Qu'une jeune femme, éprise de son mari s'abstienne de faire l'amour avec lui ne me semble pas aller de soi. On ne peut pas mettre simplement cette abstinence sur la différence
« naturelle » de
« besoins » masculins et féminins.
Il n'est pas simple, sans doute, de démêler, dans le rapport que chacun avec son corps, ce qui relève de la culture et ce qui relève de la psychologie individuelle ou des blessures de l'enfance. Je vous suggère cependant de lire le beau livre de Van Gulik,
La Vie sexuelle dans la Chine ancienne (TEL, Gallimard). Vous y découvrirez que la sexualité chinoise a en effet une histoire bien différente de la nôtre. Alors que la civilisation judéo-chrétienne était déjà hantée par l'idée du péché originel, les Chinois ont connu un âge de l'innocence charnelle. Convaincus que la sexualité, loin d'être une faute, était le remède universel aux
« sept douleurs » et aux
« cent maladies » et que nous gagnerions l'immortalité si nous savions faire l'amour, les médecins qui écrivaient les manuels de
L'Art de la chambre à coucher, destinés à l'empereur, prescrivaient au contraire toute une gamme de pratiques érotiques raffinées pour garder ou recouvrer la santé. A la différence du kamasoutra, qui repose sur la volonté de renforcer la santé masculine au détriment, éventuellement, de celle de sa partenaire, l'art chinois de la chambre à coucher va de pair avec une attention extrême au plaisir et à l'équilibre physiologique des deux amants. Aucune pornographie dans ces textes, au contraire, un vocabulaire très poétique, qui donne de la sexualité une image bienheureuse, indemne de la culpabilité et de la souillure qui vont de pair avec le déferlement des images pornographiques sur nos écrans.
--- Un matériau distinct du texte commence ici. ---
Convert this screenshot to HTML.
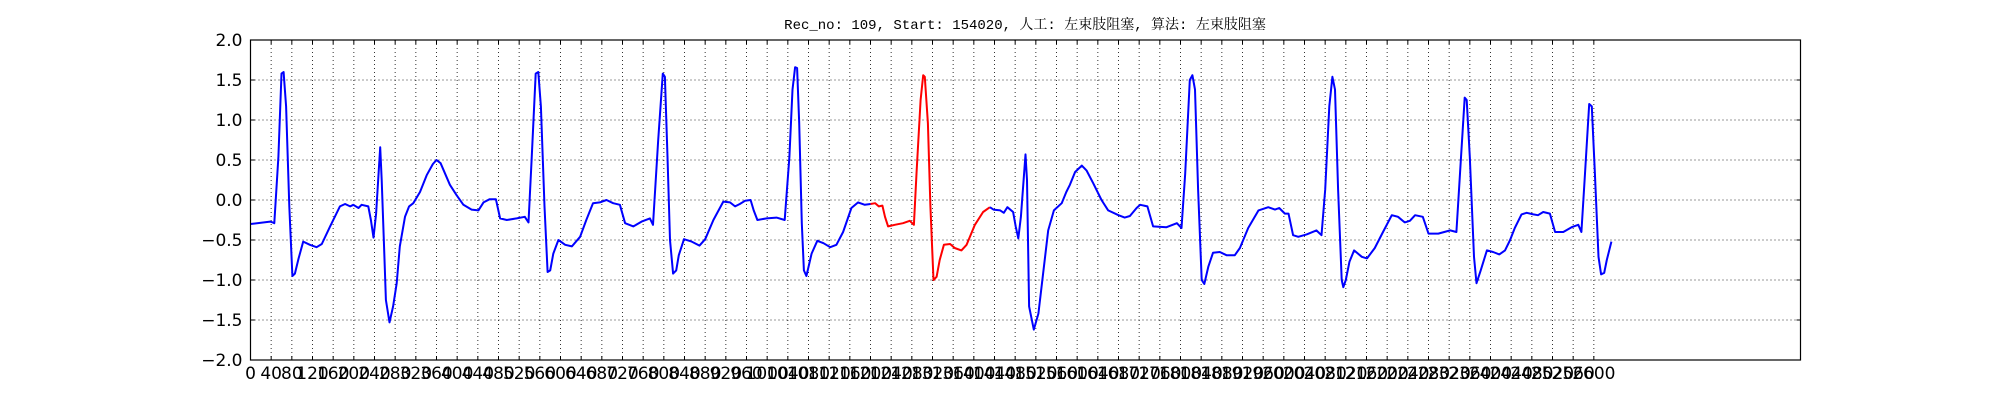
<!DOCTYPE html>
<html><head><meta charset="utf-8">
<style>
html,body{margin:0;padding:0;background:#fff;width:2000px;height:400px;overflow:hidden}
svg{display:block}
</style></head>
<body>
<svg id="chart" width="2000" height="400" xmlns="http://www.w3.org/2000/svg">
<rect x="0" y="0" width="2000" height="400" fill="#fff"/>
<text x="1025" y="29" text-anchor="middle" font-family="'Liberation Mono','Noto Serif CJK SC',monospace" font-size="14" fill="#000">Rec_no: 109, Start: 154020, 人工: 左束肢阻塞, 算法: 左束肢阻塞</text>
<g id="grid"></g>
<g id="ticks"></g>
<g id="series"></g>
<rect x="250.5" y="40" width="1550" height="320" fill="none" stroke="#000" stroke-width="1.2"/>
</svg>
<script>
const samples = [0,38,43,46,54,60,64,69,75,81,86,93,102,115,128,138,154,173,183,193,199,209,215,228,233,238,243,251,254,259,262,269,276,283,289,299,307,315,328,341,353,360,368,386,399,412,428,441,451,463,475,483,496,515,531,538,544,552,557,562,569,575,580,586,596,609,622,638,650,663,676,689,702,715,725,741,757,773,779,789,798,802,807,812,818,824,829,839,854,869,880,896,915,928,938,947,957,968,974,981,999,1018,1034,1043,1049,1054,1058,1062,1067,1071,1076,1086,1097,1109,1122,1134,1147,1163,1176,1189,1200,1209,1216,1223,1228,1234,1247,1263,1276,1284,1289,1297,1302,1305,1311,1316,1322,1328,1334,1342,1354,1363,1376,1386,1402,1418,1431,1438,1451,1458,1465,1476,1481,1486,1491,1500,1503,1507,1516,1525,1534,1544,1555,1570,1579,1586,1596,1609,1618,1631,1647,1660,1680,1692,1702,1715,1722,1736,1747,1773,1793,1802,1809,1818,1823,1828,1834,1841,1846,1854,1863,1876,1889,1905,1915,1931,1951,1970,1983,1991,2002,2009,2018,2028,2044,2063,2073,2080,2088,2094,2099,2105,2112,2115,2120,2127,2136,2151,2161,2176,2192,2209,2221,2234,2244,2254,2269,2280,2299,2322,2334,2341,2350,2354,2360,2368,2373,2381,2393,2405,2417,2428,2438,2447,2460,2470,2483,2492,2502,2515,2525,2541,2557,2570,2576,2583,2591,2596,2602,2609,2614,2620,2625,2634];
const values = [-0.30,-0.27,-0.28,-0.29,0.54,1.58,1.60,1.17,-0.08,-0.95,-0.92,-0.73,-0.52,-0.56,-0.59,-0.55,-0.33,-0.08,-0.05,-0.08,-0.06,-0.10,-0.06,-0.08,-0.25,-0.47,-0.17,0.66,0.25,-0.67,-1.25,-1.53,-1.33,-1.04,-0.58,-0.21,-0.08,-0.04,0.10,0.31,0.45,0.50,0.46,0.19,0.06,-0.06,-0.12,-0.13,-0.03,0.01,0.01,-0.23,-0.25,-0.23,-0.21,-0.28,0.50,1.58,1.60,1.17,-0.08,-0.90,-0.88,-0.67,-0.50,-0.56,-0.58,-0.46,-0.25,-0.04,-0.03,0.00,-0.04,-0.06,-0.29,-0.33,-0.27,-0.23,-0.31,0.75,1.58,1.54,0.54,-0.50,-0.92,-0.88,-0.69,-0.49,-0.52,-0.57,-0.49,-0.25,-0.02,-0.03,-0.08,-0.05,-0.01,0.00,-0.13,-0.25,-0.23,-0.22,-0.25,0.54,1.38,1.66,1.65,0.96,-0.29,-0.88,-0.95,-0.67,-0.51,-0.54,-0.59,-0.56,-0.40,-0.10,-0.03,-0.06,-0.05,-0.04,-0.08,-0.07,-0.21,-0.33,-0.31,-0.29,-0.26,-0.31,0.33,1.25,1.56,1.54,0.96,-0.08,-1.00,-0.96,-0.75,-0.56,-0.55,-0.60,-0.63,-0.56,-0.31,-0.15,-0.09,-0.12,-0.13,-0.16,-0.09,-0.15,-0.33,-0.48,-0.21,0.57,0.25,-1.33,-1.62,-1.42,-0.92,-0.38,-0.13,-0.04,0.10,0.19,0.35,0.43,0.37,0.21,0.00,-0.13,-0.19,-0.22,-0.20,-0.10,-0.06,-0.08,-0.33,-0.34,-0.29,-0.35,0.33,1.50,1.56,1.38,0.13,-1.00,-1.05,-0.83,-0.66,-0.65,-0.69,-0.69,-0.60,-0.35,-0.13,-0.09,-0.12,-0.10,-0.17,-0.17,-0.44,-0.46,-0.43,-0.38,-0.44,0.13,1.17,1.54,1.38,0.13,-1.00,-1.09,-1.00,-0.77,-0.63,-0.71,-0.73,-0.60,-0.40,-0.19,-0.21,-0.28,-0.26,-0.19,-0.21,-0.42,-0.42,-0.38,-0.40,0.33,1.28,1.25,0.54,-0.71,-1.04,-0.88,-0.63,-0.65,-0.68,-0.63,-0.50,-0.35,-0.18,-0.16,-0.18,-0.19,-0.15,-0.17,-0.40,-0.40,-0.34,-0.31,-0.40,0.33,1.20,1.17,0.33,-0.71,-0.93,-0.91,-0.75,-0.52];
const highlightRange = [1200, 1431];
const xTicks = [];
for (let t = 0; t <= 2600; t += 40) xTicks.push(t);
const yTicks = [-2.0,-1.5,-1.0,-0.5,0.0,0.5,1.0,1.5,2.0];
const yTickLabels = ["\u22122.0","\u22121.5","\u22121.0","\u22120.5","0.0","0.5","1.0","1.5","2.0"];

const L = 250.5, T = 40, W = 1550, H = 320, XMAX = 3000, YMIN = -2, YMAX = 2;
const NS = "http://www.w3.org/2000/svg";
function xs(s){ return L + s / XMAX * W; }
function ys(v){ return T + (YMAX - v) / (YMAX - YMIN) * H; }
function mk(tag, attrs, parent){
  const e = document.createElementNS(NS, tag);
  for (const k in attrs) e.setAttribute(k, attrs[k]);
  parent.appendChild(e);
  return e;
}
const grid = document.getElementById('grid');
const ticks = document.getElementById('ticks');
const series = document.getElementById('series');

xTicks.forEach(t => {
  const x = xs(t);
  const g = mk('line', {x1:x, x2:x, y1:T, y2:T+H, stroke:'#000', 'stroke-width':1, 'stroke-dasharray':'1,3', opacity:0.8}, grid);
  
  
  const tk1 = mk('line', {x1:x, x2:x, y1:T+H, y2:T+H-4, stroke:'#000', 'stroke-width':1}, ticks);
  
  
  const tk2 = mk('line', {x1:x, x2:x, y1:T, y2:T+4, stroke:'#000', 'stroke-width':1}, ticks);
  
  
  const lb = mk('text', {x:x, y:T+H+19, 'text-anchor':'middle', 'font-family':"'DejaVu Sans','Liberation Sans',sans-serif", 'font-size':17, fill:'#000'}, ticks);
  lb.textContent = String(t);
  
  
});
yTicks.forEach((v, i) => {
  const y = ys(v);
  if (i > 0 && i < yTicks.length - 1) {
    const g = mk('line', {x1:L, x2:L+W, y1:y, y2:y, stroke:'#000', 'stroke-width':1, 'stroke-dasharray':'1,3', opacity:0.8}, grid);
    
    
  }
  const tk1 = mk('line', {x1:L, x2:L+4, y1:y, y2:y, stroke:'#000', 'stroke-width':1}, ticks);
  
  
  const tk2 = mk('line', {x1:L+W, x2:L+W-4, y1:y, y2:y, stroke:'#000', 'stroke-width':1}, ticks);
  
  
  const lb = mk('text', {x:L-8, y:y+6, 'text-anchor':'end', 'font-family':"'DejaVu Sans','Liberation Sans',sans-serif", 'font-size':17, fill:'#000'}, ticks);
  lb.textContent = yTickLabels[i];
  
  
});

function pts(filter){
  const p = [];
  for (let i = 0; i < samples.length; i++) if (filter(samples[i])) p.push(xs(samples[i]).toFixed(1) + ',' + ys(values[i]).toFixed(1));
  return p.join(' ');
}
const a = highlightRange[0], b = highlightRange[1];
const blue1 = mk('polyline', {points: pts(s => s <= a), fill:'none', stroke:'#0000ff', 'stroke-width':2, 'stroke-linejoin':'round'}, series);


const red = mk('polyline', {points: pts(s => s >= a && s <= b), fill:'none', stroke:'#ff0000', 'stroke-width':2, 'stroke-linejoin':'round'}, series);


const blue2 = mk('polyline', {points: pts(s => s >= b), fill:'none', stroke:'#0000ff', 'stroke-width':2, 'stroke-linejoin':'round'}, series);


</script>
</body></html>
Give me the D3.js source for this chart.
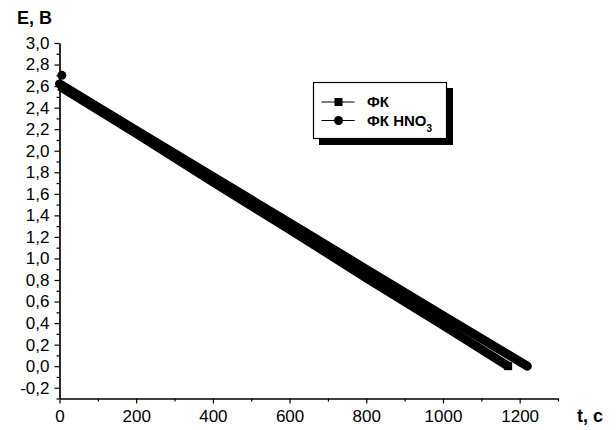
<!DOCTYPE html>
<html>
<head>
<meta charset="utf-8">
<style>
  body { margin: 0; background: #fff; }
  svg { display: block; font-family: "Liberation Sans", Arial, sans-serif; }
  .tick text { font-size: 17px; fill: #000; }
</style>
<script src="https://cdn.jsdelivr.net/npm/d3@7"></script>
</head>
<body>
<svg id="chart"></svg>
<script>
// values
let timeFK = [0, 200, 400, 600, 800, 1000, 1170]
let valuesFK = [2.60, 2.16, 1.71, 1.27, 0.82, 0.38, 0.0]
let timeHNO3 = [0, 200, 400, 600, 800, 1000, 1220]
let valuesHNO3 = [2.62, 2.19, 1.76, 1.33, 0.90, 0.47, 0.0]
let outlierHNO3 = { t: 6, e: 2.70 }
let xTicks = [0, 200, 400, 600, 800, 1000, 1200]
let yTicks = [-0.2, 0, 0.2, 0.4, 0.6, 0.8, 1.0, 1.2, 1.4, 1.6, 1.8, 2.0, 2.2, 2.4, 2.6, 2.8, 3.0]
let legendNames = ["ФК", "ФК HNO"]

let width = 616, height = 430
let svg = d3.select("#chart").attr("width", width).attr("height", height)

let x = d3.scaleLinear().domain([0, 1300]).range([59.5, 558])
let y = d3.scaleLinear().domain([-0.3, 3.0]).range([398.5, 43])

let fmt = v => d3.format(".1f")(v).replace(".", ",").replace("−", "-")

// axes
let xAxis = d3.axisBottom(x).tickValues(xTicks).tickFormat(d3.format("d")).tickSize(5).tickSizeOuter(0).tickPadding(6)
let xMinor = d3.axisBottom(x).tickValues(d3.range(100, 1400, 200)).tickFormat("").tickSize(3).tickSizeOuter(0)
let yAxis = d3.axisLeft(y).tickValues(yTicks).tickFormat(fmt).tickSize(5).tickSizeOuter(0).tickPadding(5)
let yMinor = d3.axisLeft(y).tickValues(d3.range(-0.3, 3.0, 0.2).map(v => +v.toFixed(1))).tickFormat("").tickSize(3).tickSizeOuter(0)

function styleAxis(g) {
  g.selectAll("path, line").attr("stroke", "#000").attr("stroke-width", 1.2)
  g.attr("font-family", null).attr("font-size", null)
}

svg.append("g").attr("transform", `translate(0,${y.range()[0]})`).call(xMinor).call(styleAxis)
svg.append("g").attr("transform", `translate(0,${y.range()[0]})`).call(xAxis).call(styleAxis)
svg.append("g").attr("transform", `translate(${x.range()[0]},0)`).call(yMinor).call(styleAxis)
svg.append("g").attr("transform", `translate(${x.range()[0]},0)`).call(yAxis).call(styleAxis)

// axis titles
svg.append("text").attr("x", 17).attr("y", 24)
  .attr("font-size", 18).attr("font-weight", "bold").text("E, B")
svg.append("text").attr("x", 577).attr("y", 422)
  .attr("font-size", 18).attr("font-weight", "bold").text("t, c")

// series
let fk = timeFK.map((t, i) => ({ t, e: valuesFK[i] }))
let hno3 = timeHNO3.map((t, i) => ({ t, e: valuesHNO3[i] }))
let line = d3.line().x(d => x(d.t)).y(d => y(d.e))

svg.append("path").datum(hno3).attr("d", line)
  .attr("fill", "none").attr("stroke", "#000").attr("stroke-width", 9).attr("stroke-linecap", "round")
svg.append("path").datum(fk).attr("d", line)
  .attr("fill", "none").attr("stroke", "#000").attr("stroke-width", 9).attr("stroke-linecap", "butt")

// end markers
let last = fk[fk.length - 1]
svg.append("rect").attr("x", x(last.t) - 4).attr("y", y(last.e) - 4).attr("width", 8).attr("height", 8).attr("fill", "#000")
svg.append("circle").attr("cx", x(outlierHNO3.t)).attr("cy", y(outlierHNO3.e)).attr("r", 4.5).attr("fill", "#000")

// legend
let lg = svg.append("g")
lg.append("rect").attr("x", 319).attr("y", 88).attr("width", 134).attr("height", 57).attr("fill", "#000")
lg.append("rect").attr("x", 313.5).attr("y", 82.5).attr("width", 133).attr("height", 56)
  .attr("fill", "#fff").attr("stroke", "#000").attr("stroke-width", 1.2)

let rowsY = [102, 120.5]
legendNames.forEach((name, i) => {
  let cy = rowsY[i]
  lg.append("line").attr("x1", 321.5).attr("x2", 354.5).attr("y1", cy).attr("y2", cy)
    .attr("stroke", "#000").attr("stroke-width", 1.2)
  if (i === 0) {
    lg.append("rect").attr("x", 334.5).attr("y", cy - 4).attr("width", 8).attr("height", 8).attr("fill", "#000")
  } else {
    lg.append("circle").attr("cx", 338.5).attr("cy", cy).attr("r", 4.5).attr("fill", "#000")
  }
  let t = lg.append("text").attr("x", 367).attr("y", cy + 5)
    .attr("font-size", 15).attr("font-weight", "bold").text(name)
  if (i === 1) {
    t.append("tspan").attr("font-size", 10).attr("dy", 6).text("3")
  }
})
</script>
</body>
</html>
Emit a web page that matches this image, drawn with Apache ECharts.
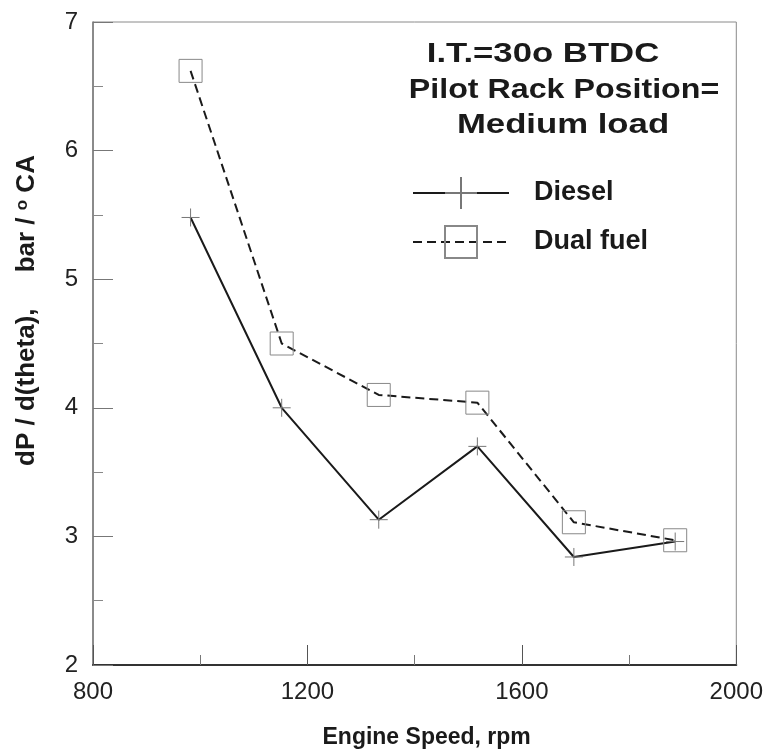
<!DOCTYPE html>
<html>
<head>
<meta charset="utf-8">
<script src="https://cdn.jsdelivr.net/npm/echarts@6/dist/echarts.min.js"></script>
<style>
html,body{margin:0;padding:0;background:#fff;}
#chart{width:766px;height:754px;}
</style>
</head>
<body>
<div id="chart"></div>
<script>
// Data
const engineSpeed = [982, 1152, 1333, 1517, 1697, 1886];
const dieselValues = [5.48, 4.00, 3.13, 3.70, 2.84, 2.96];
const dualFuelValues = [6.62, 4.50, 4.10, 4.04, 3.11, 2.97];
const seriesNames = ['Diesel', 'Dual fuel'];
const annotationLines = ['I.T.=30o BTDC', 'Pilot Rack Position=', 'Medium load'];
const xTitle = 'Engine Speed, rpm';
const yTitle = 'dP / d(theta),     bar / {s|o} CA';

const FONT = '"Liberation Sans", Arial, Helvetica, sans-serif';

function pairs(xs, ys) { return xs.map((x, i) => [x, ys[i]]); }

const chart = echarts.init(document.getElementById('chart'), null, {renderer: 'canvas'});

const option = {
  animation: false,
  backgroundColor: '#fff',
  grid: {
    left: 93, right: 28, top: 22, bottom: 89,
    show: true, borderColor: '#8a8a8a', borderWidth: 1, backgroundColor: 'transparent'
  },
  xAxis: {
    type: 'value', min: 800, max: 2000, interval: 400,
    name: xTitle, nameLocation: 'middle', nameGap: 61,
    nameTextStyle: {fontFamily: FONT, fontSize: 23, fontWeight: 'bold', color: '#1a1a1a', padding: [0, 0, 0, 24]},
    axisLine: {show: true, lineStyle: {color: '#333', width: 2}},
    axisTick: {show: true, inside: true, length: 20, lineStyle: {color: '#555', width: 1}},
    minorTick: {show: true, splitNumber: 2, length: 10, lineStyle: {color: '#777', width: 1}},
    axisLabel: {fontFamily: FONT, fontSize: 24, color: '#222', margin: 15, formatter: v => String(v)},
    splitLine: {show: false}
  },
  yAxis: {
    type: 'value', min: 2, max: 7, interval: 1,
    name: yTitle, nameLocation: 'middle', nameGap: 53, nameRotate: 90,
    nameTextStyle: {
      fontFamily: FONT, fontSize: 26, fontWeight: 'bold', color: '#1a1a1a', padding: [0, 0, 0, 66],
      rich: {s: {fontFamily: FONT, fontSize: 17, fontWeight: 'bold', color: '#1a1a1a', verticalAlign: 'top'}}
    },
    axisLine: {show: true, lineStyle: {color: '#777', width: 1.5}},
    axisTick: {show: true, inside: true, length: 20, lineStyle: {color: '#777', width: 1}},
    minorTick: {show: true, splitNumber: 2, length: 10, lineStyle: {color: '#888', width: 1}},
    axisLabel: {fontFamily: FONT, fontSize: 24, color: '#222', margin: 15},
    splitLine: {show: false}
  },
  legend: {
    orient: 'vertical', left: 407, top: 171,
    itemWidth: 96, itemHeight: 40, itemGap: 15,
    data: seriesNames,
    textStyle: {fontFamily: FONT, fontSize: 27, fontWeight: 'bold', color: '#1a1a1a', padding: [0, 0, 0, 20]},
    selectedMode: false
  },
  graphic: [
    {type: 'text', x: 543, y: 54, scaleX: 1.24, style: {text: annotationLines[0], align: 'center', verticalAlign: 'middle', font: 'bold 28px ' + FONT, fill: '#1a1a1a'}},
    {type: 'text', x: 564, y: 90, scaleX: 1.15, style: {text: annotationLines[1], align: 'center', verticalAlign: 'middle', font: 'bold 28px ' + FONT, fill: '#1a1a1a'}},
    {type: 'text', x: 563, y: 125, scaleX: 1.24, style: {text: annotationLines[2], align: 'center', verticalAlign: 'middle', font: 'bold 28px ' + FONT, fill: '#1a1a1a'}}
  ],
  series: [
    {
      name: seriesNames[0], type: 'line',
      data: pairs(engineSpeed, dieselValues),
      symbol: 'path://M0,9L18,9M9,0L9,18', symbolSize: 18,
      itemStyle: {color: 'rgba(0,0,0,0)', borderColor: '#777', borderWidth: 1},
      lineStyle: {color: '#1a1a1a', width: 2, type: 'solid'},
      emphasis: {disabled: true}
    },
    {
      name: seriesNames[1], type: 'line',
      data: pairs(engineSpeed, dualFuelValues),
      symbol: 'rect', symbolSize: 23,
      itemStyle: {color: 'rgba(0,0,0,0)', borderColor: '#888', borderWidth: 1},
      lineStyle: {color: '#1a1a1a', width: 2, type: [9, 5]},
      emphasis: {disabled: true}
    }
  ]
};
chart.setOption(option);
</script>
</body>
</html>
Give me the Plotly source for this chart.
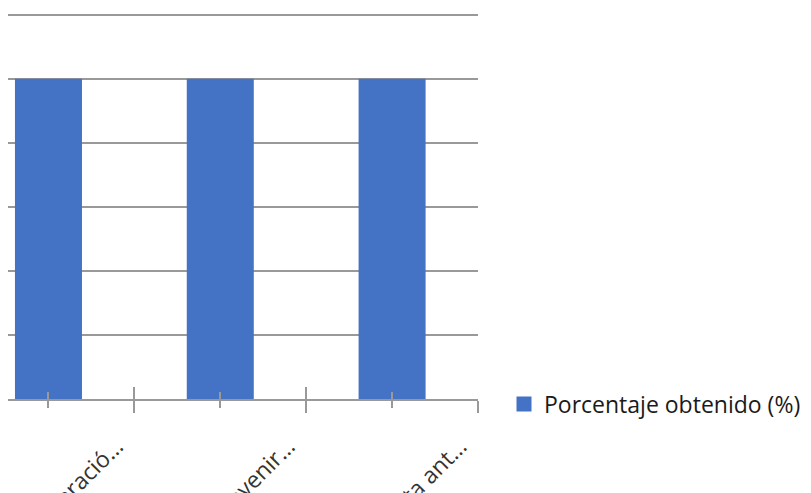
import plotly.graph_objects as go

categories = ["Cooperació…", "Prevenir…", "Respuesta ant…"]
values = [100, 100, 100]
series_name = "Porcentaje obtenido (%)"
y_ticks = [0, 20, 40, 60, 80, 100, 120]

BLUE = "#4472C4"
GRID = "#999999"
FONT = "Open Sans"

idx = list(range(len(categories)))
bounds = [i + 0.5 for i in idx]
xr = [-0.2355, len(categories) - 0.5]
yr = [0, 120.5]

fig = go.Figure()
fig.add_trace(go.Bar(x=idx, y=values, width=0.39, marker=dict(color=BLUE, line=dict(width=0)),
                     name=series_name, showlegend=False))
# legend entry with bigger square
fig.add_trace(go.Scatter(x=[None], y=[None], mode="markers", name=series_name,
                         marker=dict(symbol="square", size=15, color=BLUE)))
# overlay trace for inside ticks
fig.add_trace(go.Scatter(x=[None], y=[None], xaxis="x2", showlegend=False, hoverinfo="skip"))

common = dict(range=xr, showgrid=False, zeroline=False, tickwidth=1.5, tickcolor=GRID,
              automargin=False)
fig.update_layout(
    width=811, height=493,
    margin=dict(l=0, r=340.5, t=5.4, b=102, pad=0),
    paper_bgcolor="white", plot_bgcolor="white",
    xaxis=dict(**common, tickmode="array", tickvals=idx, ticktext=categories,
               ticks="outside", ticklen=7, ticklabeloverflow="allow",
               showline=True, linecolor=GRID, linewidth=1.5,
               tickangle=-45, ticklabelshift=68, ticklabelstandoff=16,
               tickfont=dict(family=FONT, size=23, color="#333333"),
               minor=dict(tickmode="array", tickvals=bounds, ticks="outside", ticklen=12,
                          tickwidth=1.5, tickcolor=GRID, showgrid=False)),
    xaxis2=dict(**common, overlaying="x", anchor="y", side="bottom",
                tickmode="array", tickvals=idx, ticks="inside", ticklen=7,
                showticklabels=False, showline=False,
                minor=dict(tickmode="array", tickvals=bounds, ticks="inside", ticklen=12,
                           tickwidth=1.5, tickcolor=GRID, showgrid=False)),
    yaxis=dict(range=yr, tickmode="array", tickvals=y_ticks, showticklabels=False,
               showgrid=True, gridcolor=GRID, gridwidth=1.5, zeroline=False, showline=False,
               automargin=False),
    legend=dict(xref="container", yref="container", x=496/811, y=1 - 396/493,
                xanchor="left", yanchor="middle",
                font=dict(family=FONT, size=23, color="#1a1a1a"), bgcolor="rgba(0,0,0,0)"),
    bargap=0.61,
)
fig.write_html("out.html")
Le Musée Cernuschi a consacré, il y a quelques années, une superbe exposition à cette érotique chinoise,
Le Palais du printemps, dont vous pouvez encore vous procurer
le catalogue. Le lire et le feuilleter avec votre épouse serait peut-être un excellent moyen d'aborder le problème, de réfléchir avec elle à la manière dont elle vit son rapport à la sexualité. Il faut savoir en effet que le temps béni dont parle Van Gulik n'a pas duré ! le puritanisme s'est très vite imposé dans sa version confucianiste d'abord puis, celui des Mandchous. Les Chinois du XXème siècle auront vécu une répression sexuelle plus impitoyable encore sous le communisme avant d'être confrontés à la
« pornocratie » qui tient lieu, en Occident, de libération sexuelle.... Nos conduites sont aussi ancrées dans une histoire longue dont nous sommes largement inconscients et il n'est sans doute pas facile, pour une jeune chinoise, de se situer dans l'univers érotique qui est le nôtre. Peut-être un retour sur ce passé chinois méconnu sera-t-il salutaire.